>> START Provided entries

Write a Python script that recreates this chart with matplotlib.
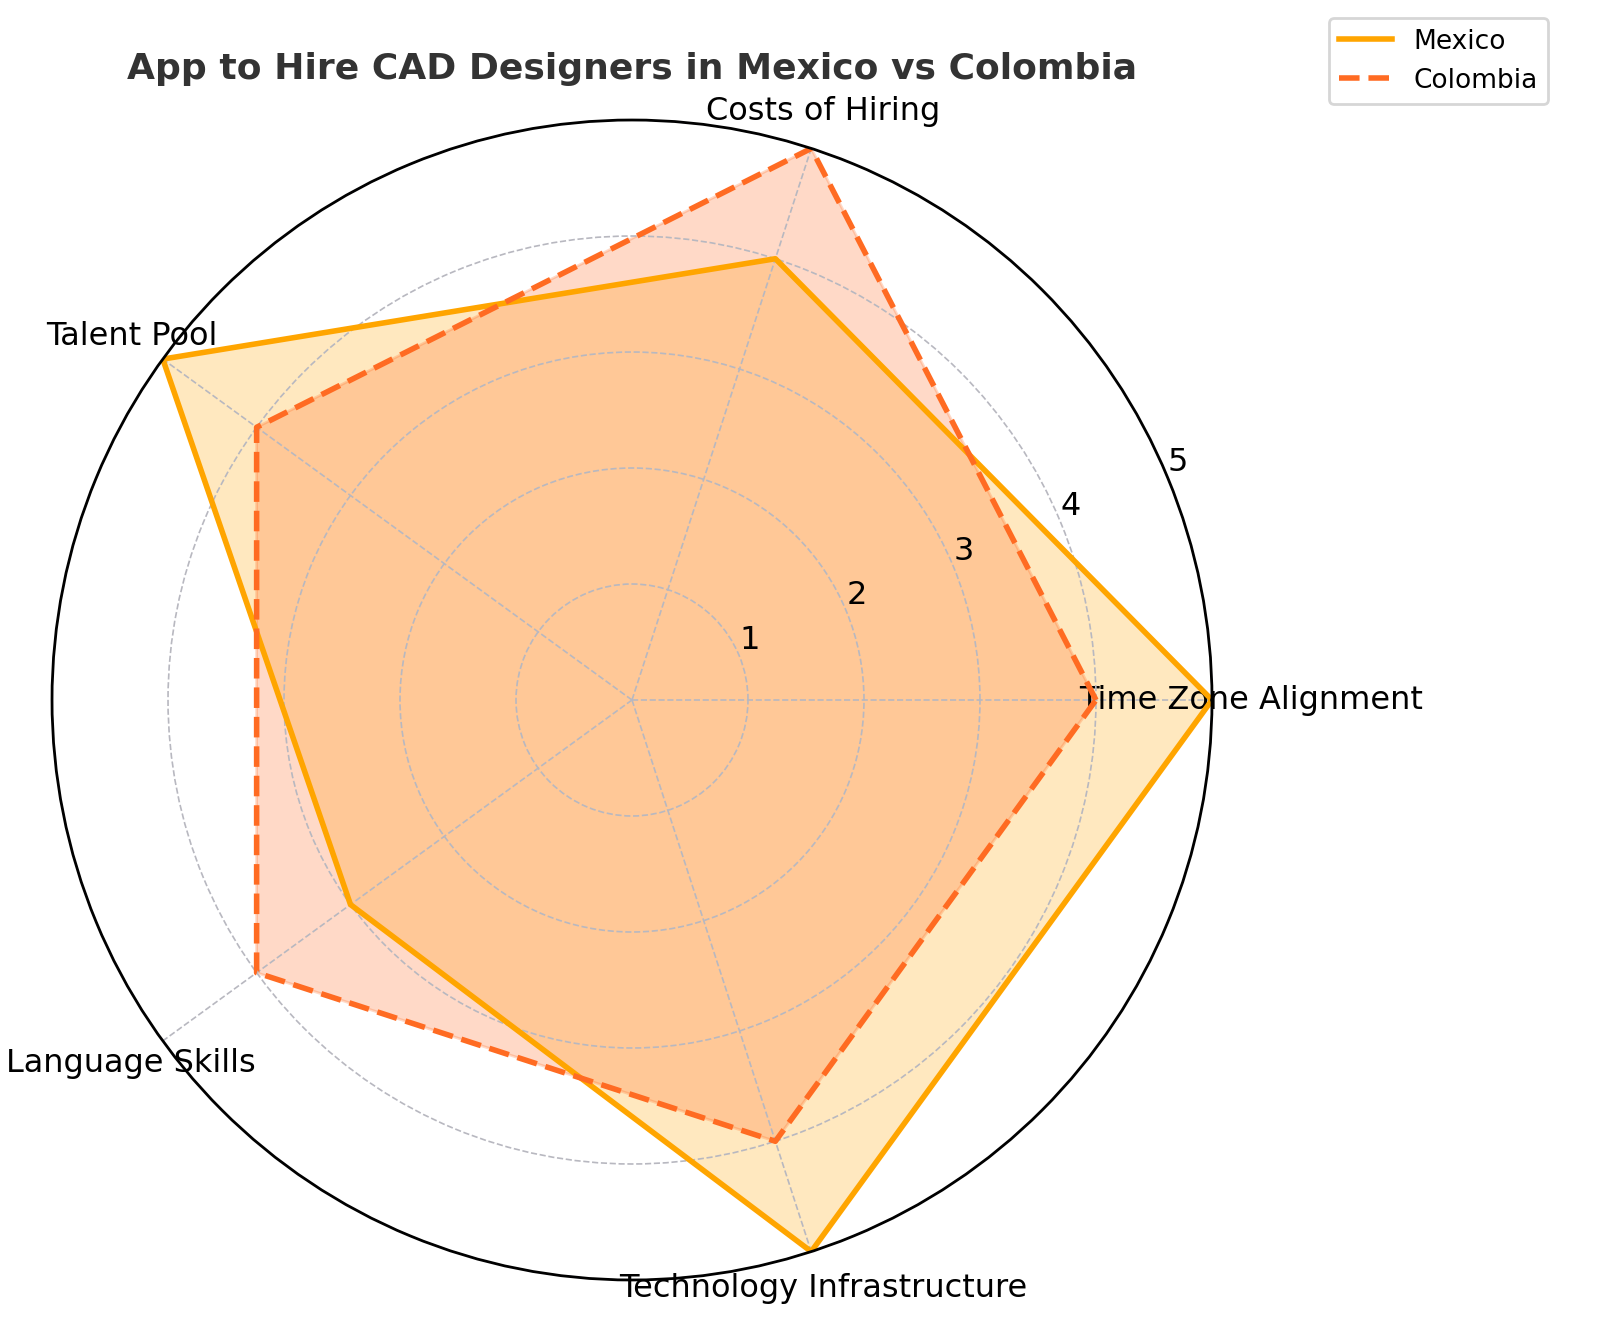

>> END Provided entries
>> START Provided entries

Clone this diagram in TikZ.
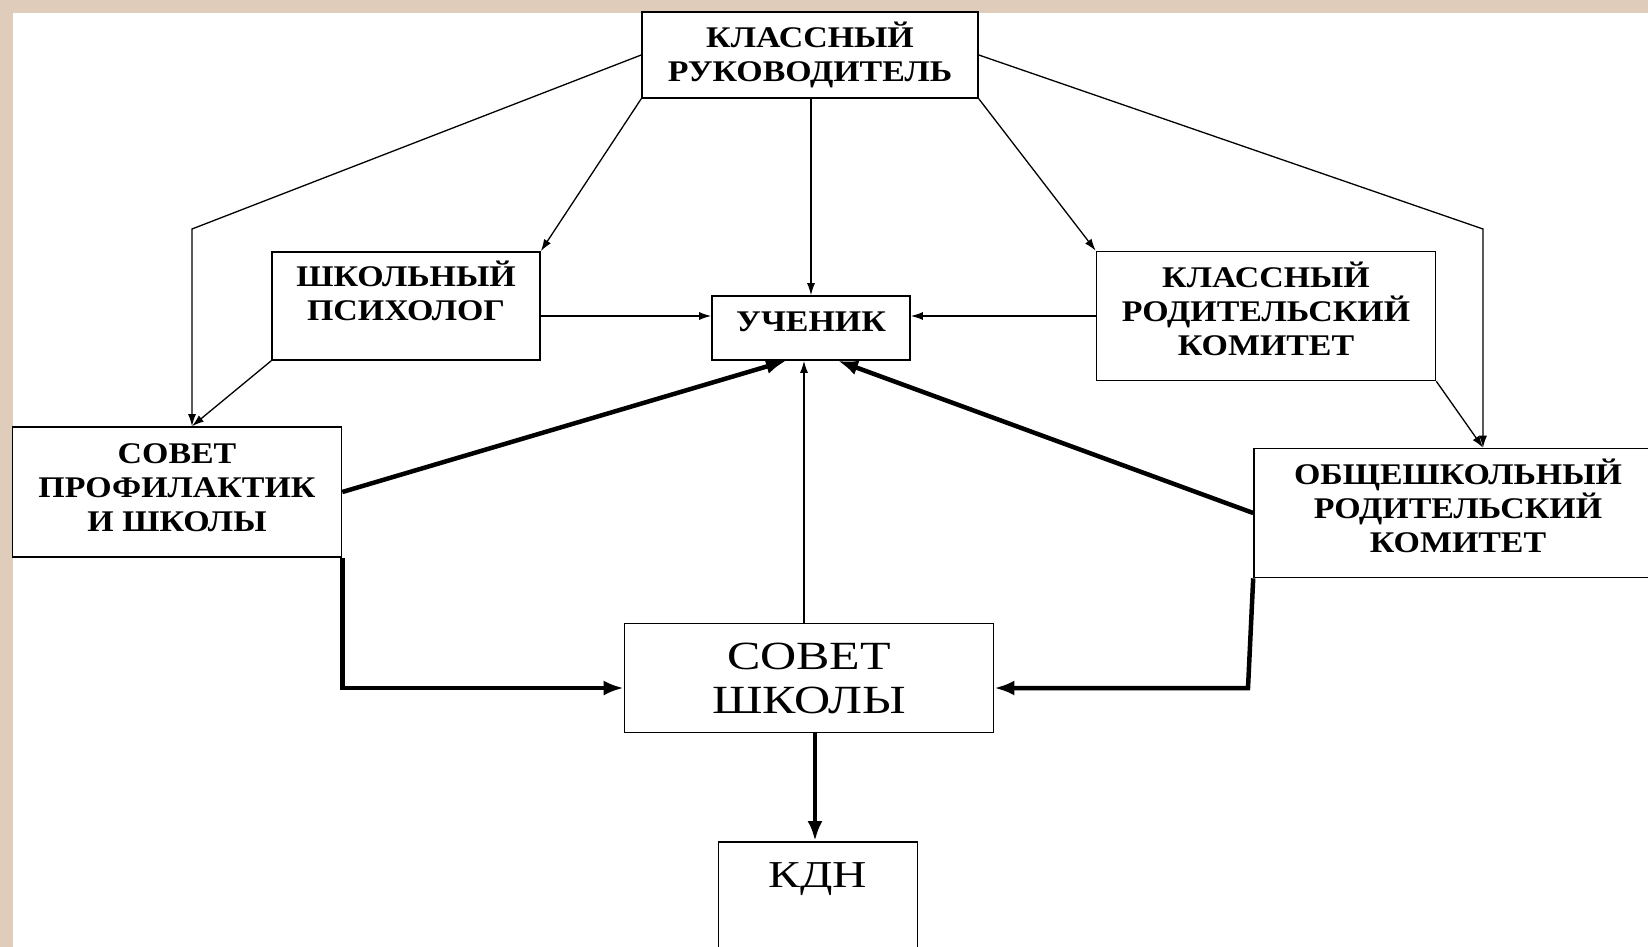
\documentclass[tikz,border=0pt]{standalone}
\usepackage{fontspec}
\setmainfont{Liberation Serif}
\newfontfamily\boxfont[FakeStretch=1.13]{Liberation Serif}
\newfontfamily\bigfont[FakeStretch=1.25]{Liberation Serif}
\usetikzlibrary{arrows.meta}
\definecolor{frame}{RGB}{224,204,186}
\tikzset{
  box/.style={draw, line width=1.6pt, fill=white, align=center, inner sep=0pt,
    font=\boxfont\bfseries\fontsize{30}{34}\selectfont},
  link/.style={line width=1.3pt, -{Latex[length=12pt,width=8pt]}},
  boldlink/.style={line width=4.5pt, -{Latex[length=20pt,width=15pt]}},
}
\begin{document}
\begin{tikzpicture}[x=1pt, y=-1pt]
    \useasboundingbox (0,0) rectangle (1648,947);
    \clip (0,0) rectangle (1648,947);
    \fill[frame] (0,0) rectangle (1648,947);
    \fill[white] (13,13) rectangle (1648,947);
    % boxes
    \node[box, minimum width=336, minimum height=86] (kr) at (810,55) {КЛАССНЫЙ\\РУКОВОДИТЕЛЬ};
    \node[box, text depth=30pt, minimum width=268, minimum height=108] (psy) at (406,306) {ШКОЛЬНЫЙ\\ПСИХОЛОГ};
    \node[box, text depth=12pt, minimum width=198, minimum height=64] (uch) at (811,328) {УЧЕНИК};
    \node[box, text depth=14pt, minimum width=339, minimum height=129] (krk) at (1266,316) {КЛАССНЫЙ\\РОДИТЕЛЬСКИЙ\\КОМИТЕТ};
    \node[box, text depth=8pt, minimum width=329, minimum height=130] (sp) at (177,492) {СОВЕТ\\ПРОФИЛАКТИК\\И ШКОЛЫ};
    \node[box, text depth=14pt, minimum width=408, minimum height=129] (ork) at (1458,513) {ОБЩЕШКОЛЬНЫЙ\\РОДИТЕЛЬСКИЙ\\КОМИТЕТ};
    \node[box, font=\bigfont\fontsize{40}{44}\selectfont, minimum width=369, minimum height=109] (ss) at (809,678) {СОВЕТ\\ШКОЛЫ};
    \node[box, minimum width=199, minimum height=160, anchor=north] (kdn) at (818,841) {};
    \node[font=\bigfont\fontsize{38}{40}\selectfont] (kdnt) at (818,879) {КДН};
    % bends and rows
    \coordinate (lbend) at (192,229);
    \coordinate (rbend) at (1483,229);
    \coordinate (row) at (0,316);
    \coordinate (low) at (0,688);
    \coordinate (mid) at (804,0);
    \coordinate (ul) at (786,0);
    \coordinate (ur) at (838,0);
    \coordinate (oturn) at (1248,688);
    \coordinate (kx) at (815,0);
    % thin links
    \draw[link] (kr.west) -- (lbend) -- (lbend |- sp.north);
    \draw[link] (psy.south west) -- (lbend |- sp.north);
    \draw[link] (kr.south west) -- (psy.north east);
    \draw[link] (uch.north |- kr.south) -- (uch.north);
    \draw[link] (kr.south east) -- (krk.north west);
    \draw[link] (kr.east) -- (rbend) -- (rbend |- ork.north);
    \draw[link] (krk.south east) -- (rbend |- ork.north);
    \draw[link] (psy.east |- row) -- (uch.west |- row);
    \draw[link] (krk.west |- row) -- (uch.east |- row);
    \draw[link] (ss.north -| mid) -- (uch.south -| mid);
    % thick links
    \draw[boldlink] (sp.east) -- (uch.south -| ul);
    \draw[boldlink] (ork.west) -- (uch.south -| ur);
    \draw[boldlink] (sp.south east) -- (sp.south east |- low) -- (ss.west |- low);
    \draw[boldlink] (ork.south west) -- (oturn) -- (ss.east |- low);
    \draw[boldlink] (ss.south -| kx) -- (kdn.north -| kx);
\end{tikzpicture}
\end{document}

>> END Provided entries

Exercise. Search the data for the string "this" and copy each line where it appears.

Solution.
Write a Python script that recreates this chart with matplotlib.
Clone this diagram in TikZ.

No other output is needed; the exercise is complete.